■ **Data for the task**:

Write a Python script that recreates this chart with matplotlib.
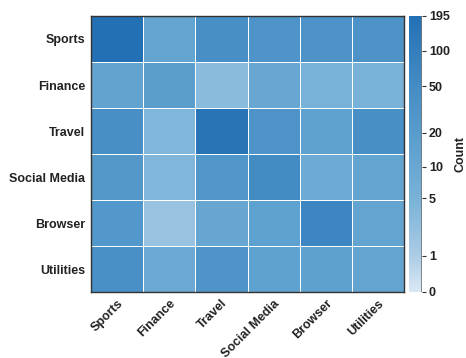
==
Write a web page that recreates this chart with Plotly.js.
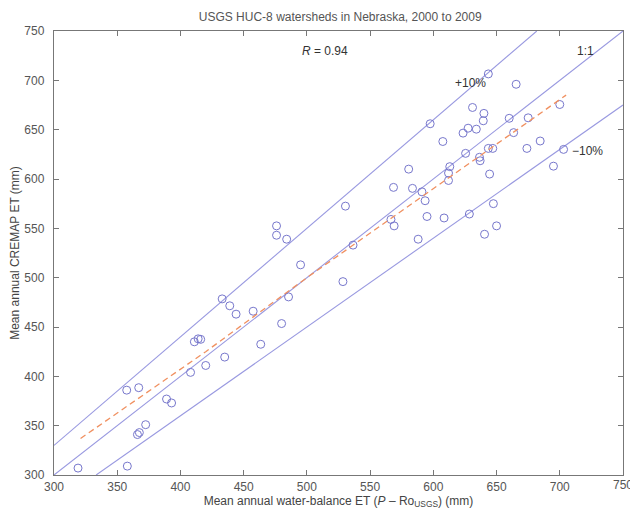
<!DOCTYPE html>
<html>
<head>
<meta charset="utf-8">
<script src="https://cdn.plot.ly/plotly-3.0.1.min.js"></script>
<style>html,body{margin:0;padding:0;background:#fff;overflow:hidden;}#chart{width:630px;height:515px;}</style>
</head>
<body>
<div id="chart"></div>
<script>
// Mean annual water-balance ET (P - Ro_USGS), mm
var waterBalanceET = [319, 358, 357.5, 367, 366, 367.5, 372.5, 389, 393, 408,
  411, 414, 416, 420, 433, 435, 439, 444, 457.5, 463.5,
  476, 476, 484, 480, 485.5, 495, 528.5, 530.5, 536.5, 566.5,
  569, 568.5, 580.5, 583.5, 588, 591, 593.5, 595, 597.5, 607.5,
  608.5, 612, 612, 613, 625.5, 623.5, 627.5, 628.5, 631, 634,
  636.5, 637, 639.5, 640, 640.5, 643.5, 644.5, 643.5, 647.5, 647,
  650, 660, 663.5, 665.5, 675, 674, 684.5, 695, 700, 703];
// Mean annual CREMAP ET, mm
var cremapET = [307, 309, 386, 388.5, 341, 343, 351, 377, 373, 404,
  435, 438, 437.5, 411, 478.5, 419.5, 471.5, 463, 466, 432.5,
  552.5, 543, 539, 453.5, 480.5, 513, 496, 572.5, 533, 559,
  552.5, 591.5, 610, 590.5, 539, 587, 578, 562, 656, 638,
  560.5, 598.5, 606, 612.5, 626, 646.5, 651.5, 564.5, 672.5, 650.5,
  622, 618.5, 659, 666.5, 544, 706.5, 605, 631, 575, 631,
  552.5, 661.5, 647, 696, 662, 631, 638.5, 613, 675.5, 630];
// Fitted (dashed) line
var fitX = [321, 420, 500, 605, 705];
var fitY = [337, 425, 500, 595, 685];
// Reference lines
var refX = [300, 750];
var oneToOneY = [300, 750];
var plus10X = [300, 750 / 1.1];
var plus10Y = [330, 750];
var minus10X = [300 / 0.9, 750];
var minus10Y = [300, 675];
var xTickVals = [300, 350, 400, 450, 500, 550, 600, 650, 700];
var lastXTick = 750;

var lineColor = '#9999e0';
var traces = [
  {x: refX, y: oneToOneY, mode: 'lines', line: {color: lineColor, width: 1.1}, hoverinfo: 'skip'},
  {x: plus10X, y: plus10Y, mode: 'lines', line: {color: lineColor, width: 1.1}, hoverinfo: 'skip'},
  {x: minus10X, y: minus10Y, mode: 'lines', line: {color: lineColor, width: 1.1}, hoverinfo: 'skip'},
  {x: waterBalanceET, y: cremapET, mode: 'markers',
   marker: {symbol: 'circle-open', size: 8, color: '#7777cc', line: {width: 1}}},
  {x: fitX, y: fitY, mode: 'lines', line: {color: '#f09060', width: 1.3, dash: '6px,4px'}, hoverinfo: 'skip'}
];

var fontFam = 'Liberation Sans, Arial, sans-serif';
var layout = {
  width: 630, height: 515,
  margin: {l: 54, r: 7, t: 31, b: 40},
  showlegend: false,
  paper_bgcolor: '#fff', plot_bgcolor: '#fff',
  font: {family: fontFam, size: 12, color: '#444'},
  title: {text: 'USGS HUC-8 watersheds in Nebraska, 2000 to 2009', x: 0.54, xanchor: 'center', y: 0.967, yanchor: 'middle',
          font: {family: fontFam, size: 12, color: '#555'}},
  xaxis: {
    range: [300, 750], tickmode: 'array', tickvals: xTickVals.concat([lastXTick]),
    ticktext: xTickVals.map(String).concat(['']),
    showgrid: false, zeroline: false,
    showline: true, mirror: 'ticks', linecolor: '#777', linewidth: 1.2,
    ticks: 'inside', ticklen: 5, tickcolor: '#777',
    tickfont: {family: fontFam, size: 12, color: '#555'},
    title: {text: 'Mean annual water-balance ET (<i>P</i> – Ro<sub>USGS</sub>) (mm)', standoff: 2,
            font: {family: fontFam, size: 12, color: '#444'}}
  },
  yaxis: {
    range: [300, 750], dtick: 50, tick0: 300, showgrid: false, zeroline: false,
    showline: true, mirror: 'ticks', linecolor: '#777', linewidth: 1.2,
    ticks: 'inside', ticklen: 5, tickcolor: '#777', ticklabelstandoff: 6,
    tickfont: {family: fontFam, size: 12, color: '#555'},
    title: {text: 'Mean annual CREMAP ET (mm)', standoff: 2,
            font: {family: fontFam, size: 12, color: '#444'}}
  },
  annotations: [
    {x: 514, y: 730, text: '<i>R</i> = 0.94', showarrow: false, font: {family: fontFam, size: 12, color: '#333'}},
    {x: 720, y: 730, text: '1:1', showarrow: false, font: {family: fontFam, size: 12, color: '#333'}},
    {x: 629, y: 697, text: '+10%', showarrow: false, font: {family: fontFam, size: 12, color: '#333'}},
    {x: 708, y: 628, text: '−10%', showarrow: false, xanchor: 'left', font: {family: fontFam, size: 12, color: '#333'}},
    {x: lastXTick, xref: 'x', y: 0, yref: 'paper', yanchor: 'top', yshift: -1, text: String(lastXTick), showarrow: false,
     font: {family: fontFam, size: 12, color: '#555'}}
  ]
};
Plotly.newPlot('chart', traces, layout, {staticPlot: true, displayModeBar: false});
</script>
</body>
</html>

■ **Work to complete**: For each line of the listing that holds the word "this", show that line.

■ **Solution to the exercise**:
Write a Python script that recreates this chart with matplotlib.
Write a web page that recreates this chart with Plotly.js.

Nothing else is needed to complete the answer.